Respect the work that you’ve never done before.
Don’t Cheat Sleep
The people who brag about trading sleep for endless slogs and midnight marathons are usually the ones who can’t point to actual accomplishments.
Continued sleep deprivation batters your IQ and saps your creativity.
Nearly everything can wait until morning.
At most companies, work-life balance is a sham.
The typical corporate give-and-take is that life gives and work takes.
If it’s easier for work to claim a Sunday than for life to borrow a Thursday, there ain’t no balance.
And it’s also why if you decide you want to take a Wednesday to hang with your kids, that’s cool, too. You don’t have to “make up” the day—just be responsible with your time and make sure your team knows when you won’t be around.
If work can claim hours after 5:00 p.m., then life should be able to claim hours before 5:00 p.m. Balance, remember. Give and take.
Hire the Work, Not the Résumé
Few things in business are as stressful as realizing you hired the wrong person.
Whenever someone joins (or leaves) a team, the old team is gone.
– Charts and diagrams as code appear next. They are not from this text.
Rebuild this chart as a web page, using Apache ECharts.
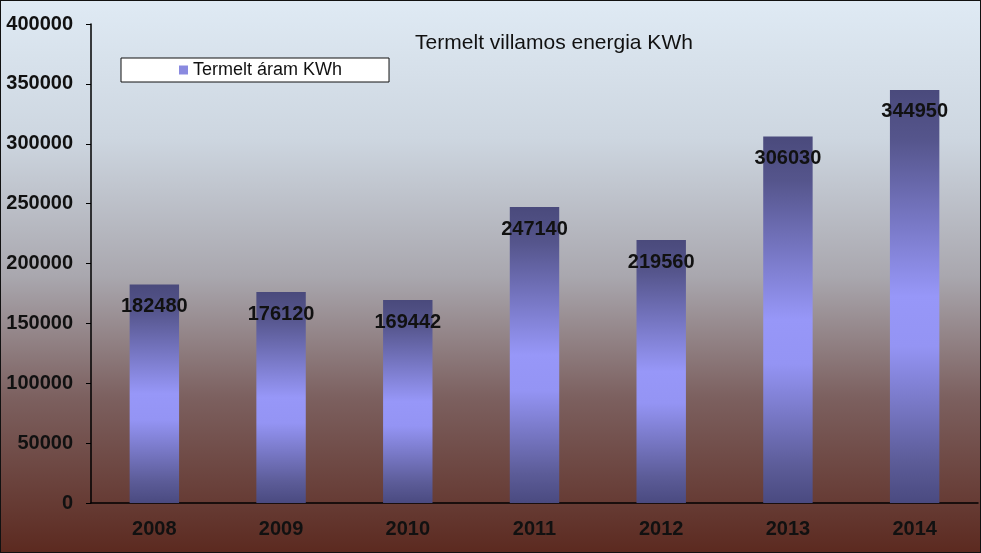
<!DOCTYPE html>
<html><head><meta charset="utf-8">
<script src="https://cdn.jsdelivr.net/npm/echarts@6/dist/echarts.min.js"></script>
<style>html,body{margin:0;padding:0;}#c{width:981px;height:553px;box-sizing:border-box;border:1px solid #111;}</style>
</head><body><div id="c"></div>
<script>
const years = ['2008','2009','2010','2011','2012','2013','2014'];
const produced = [182480, 176120, 169442, 247140, 219560, 306030, 344950];
const yTicks = [0, 50000, 100000, 150000, 200000, 250000, 300000, 350000, 400000];
const titleText = 'Termelt villamos energia KWh';
const seriesName = 'Termelt áram KWh';

const chart = echarts.init(document.getElementById('c'), null, {renderer:'canvas'});
const barGrad = new echarts.graphic.LinearGradient(0,0,0,1,[
  {offset:0, color:'#4a4a7c'},
  {offset:0.12, color:'#55558c'},
  {offset:0.5, color:'#9797f8'},
  {offset:0.62, color:'#9494f4'},
  {offset:0.9, color:'#5c5c98'},
  {offset:1, color:'#4a4a80'}
]);
chart.setOption({
  animation:false,
  backgroundColor: new echarts.graphic.LinearGradient(0,0,0,1,[
    {offset:0, color:'#dfeaf4'},
    {offset:0.25, color:'#cdd6e0'},
    {offset:0.5, color:'#a9a7ae'},
    {offset:0.72, color:'#7c605f'},
    {offset:1, color:'#5c2a20'}
  ]),
  title:{text:titleText, left:548, top:27, textAlign:'center',
    textStyle:{fontFamily:'Liberation Sans, Arial', fontSize:21, fontWeight:'normal', color:'#111'}},
  legend:{left:120, top:57, padding:[3,47,3,58],
    backgroundColor:'#fff', borderColor:'#111', borderWidth:1,
    itemWidth:9, itemHeight:9, icon:'rect', itemGap:6,
    data:[{name:seriesName, itemStyle:{color:'#8a8ae0'}}],
    textStyle:{fontFamily:'Liberation Sans, Arial', fontSize:18, color:'#111'}},
  grid:{left:90, right:2, top:23, bottom:49, containLabel:false},
  xAxis:{type:'category', data:years,
    axisLine:{lineStyle:{color:'#000', width:1.5}},
    axisTick:{show:false},
    axisLabel:{fontFamily:'Liberation Sans, Arial', fontSize:20, fontWeight:'bold', color:'#111', margin:16}},
  yAxis:{type:'value', min:0, max:400000, interval:50000,
    axisLine:{show:true, lineStyle:{color:'#000', width:1.5}},
    axisTick:{show:true, inside:false, length:5, lineStyle:{color:'#000'}},
    splitLine:{show:false},
    axisLabel:{fontFamily:'Liberation Sans, Arial', fontSize:20, fontWeight:'bold', color:'#111', margin:18,
      formatter:v=>yTicks.includes(v)?String(v):''}},
  series:[{name:seriesName, type:'bar', data:produced, barWidth:'39%',
    itemStyle:{color:barGrad},
    label:{show:true, position:'insideTop', distance:12,
      fontFamily:'Liberation Sans, Arial', fontSize:20, fontWeight:'bold', color:'#111'}}]
});
</script></body></html>
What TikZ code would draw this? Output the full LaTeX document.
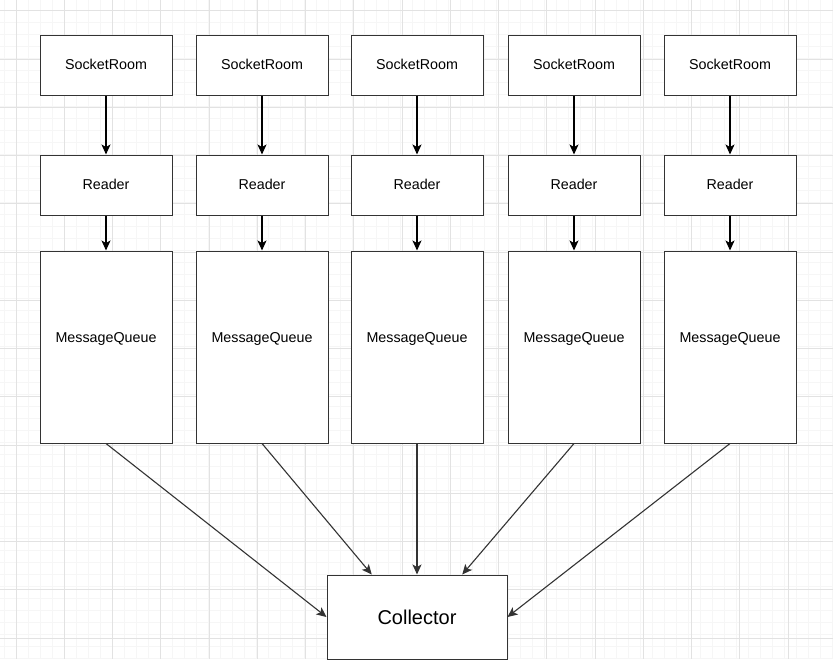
\documentclass[tikz,border=0pt]{standalone}
\usepackage{fontspec}
\setmainfont{Liberation Sans}
\usepackage{tikz}
\usetikzlibrary{calc,arrows.meta}
\definecolor{edge}{RGB}{51, 51, 51}
\definecolor{gridmajor}{RGB}{226, 226, 226}
\definecolor{gridminor}{RGB}{246, 246, 246}

\tikzset{
  box/.style = {
    draw         = edge,
    line width   = 1pt,
    fill         = white,
    minimum width  = 132pt,
    minimum height = 60pt,
    font         = \fontsize{14.3}{17}\selectfont
  },
  queue/.style = {
    box,
    minimum height = 192pt
  },
  flow/.style = {
    draw       = black,
    line width = 1.1pt,
    -{Stealth[length=10pt, width=9pt, inset=2.5pt]}
  },
  merge/.style = {
    flow,
    draw = edge
  }
}

\begin{document}
\begin{tikzpicture}[x=1pt, y=-1pt]
  \useasboundingbox (0,0) rectangle (833,659);
  \fill[white] (0,0) rectangle (833,659);

  % background grid
  \foreach \gx in {4,16,...,833}
    \draw[gridminor, line width=0.6pt] (\gx,0) -- (\gx,659);
  \foreach \gy in {10.7,22.7,...,659}
    \draw[gridminor, line width=0.6pt] (0,\gy) -- (833,\gy);
  \foreach \gx in {16,64.25,...,833}
    \draw[gridmajor, line width=0.7pt] (\gx,0) -- (\gx,659);
  \foreach \gy in {10.7,58.95,...,659}
    \draw[gridmajor, line width=0.7pt] (0,\gy) -- (833,\gy);

  % one column per room
  \foreach \i/\cx in {1/106, 2/262, 3/417, 4/574, 5/730} {
    \node[box]   (room\i)   at (\cx,65)  {\raisebox{1pt}{SocketRoom}};
    \node[box]   (reader\i) at (\cx,185) {\raisebox{1pt}{Reader}};
    \node[queue, label={[font=\fontsize{14.3}{17}\selectfont, yshift=8pt]center:MessageQueue}]
                 (queue\i)  at (\cx,347) {};
    \draw[flow] (room\i.south) -- (reader\i.north);
    \draw[flow] (reader\i.south) -- (queue\i.north);
  }

  \node[
    draw           = edge,
    line width     = 1pt,
    fill           = white,
    minimum width  = 180pt,
    minimum height = 84pt,
    font           = \fontsize{20}{24}\selectfont
  ] (collector) at (417,617) {Collector};

  \draw[merge] (queue1.south) -- (collector.west);
  \draw[merge] (queue2.south) -- ($(collector.north west)!0.25!(collector.north east)$);
  \draw[merge] (queue3.south) -- (collector.north);
  \draw[merge] (queue4.south) -- ($(collector.north west)!0.75!(collector.north east)$);
  \draw[merge] (queue5.south) -- (collector.east);
\end{tikzpicture}
\end{document}
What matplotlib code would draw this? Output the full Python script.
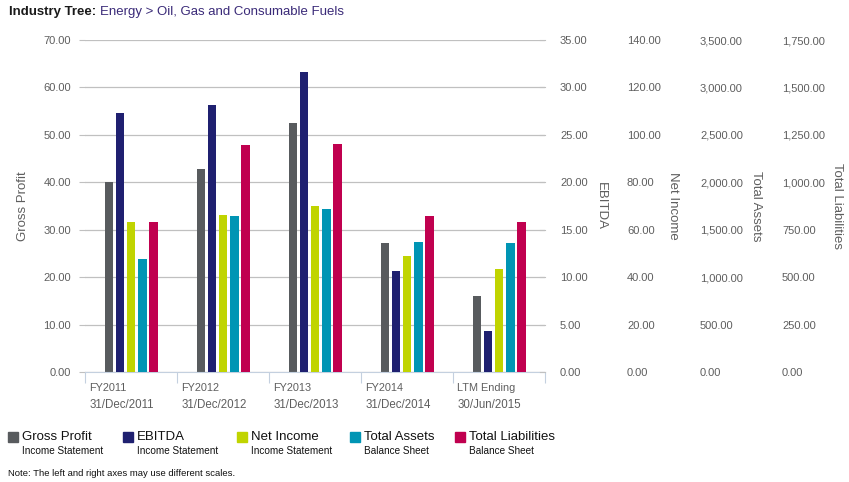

It’s a new team now.
What we care about is who you are and what you can do.
Someone the rest of the team wants to work with, not just someone they’d tolerate.
We look for candidates who are interesting and different from the people we already have. We don’t need 50 twentysomething clones in hoodies with all of the same cultural references.
since a lot of the work people do at their previous jobs is proprietary, hard to pin down, with a team of people, or ambiguous at best, at Basecamp we put a real project in front of the candidates so that they can show us what they can do.
when we’re choosing a new designer, we hire each of the finalists for a week, pay them $1,500 for that time, and ask them to do a sample project for us.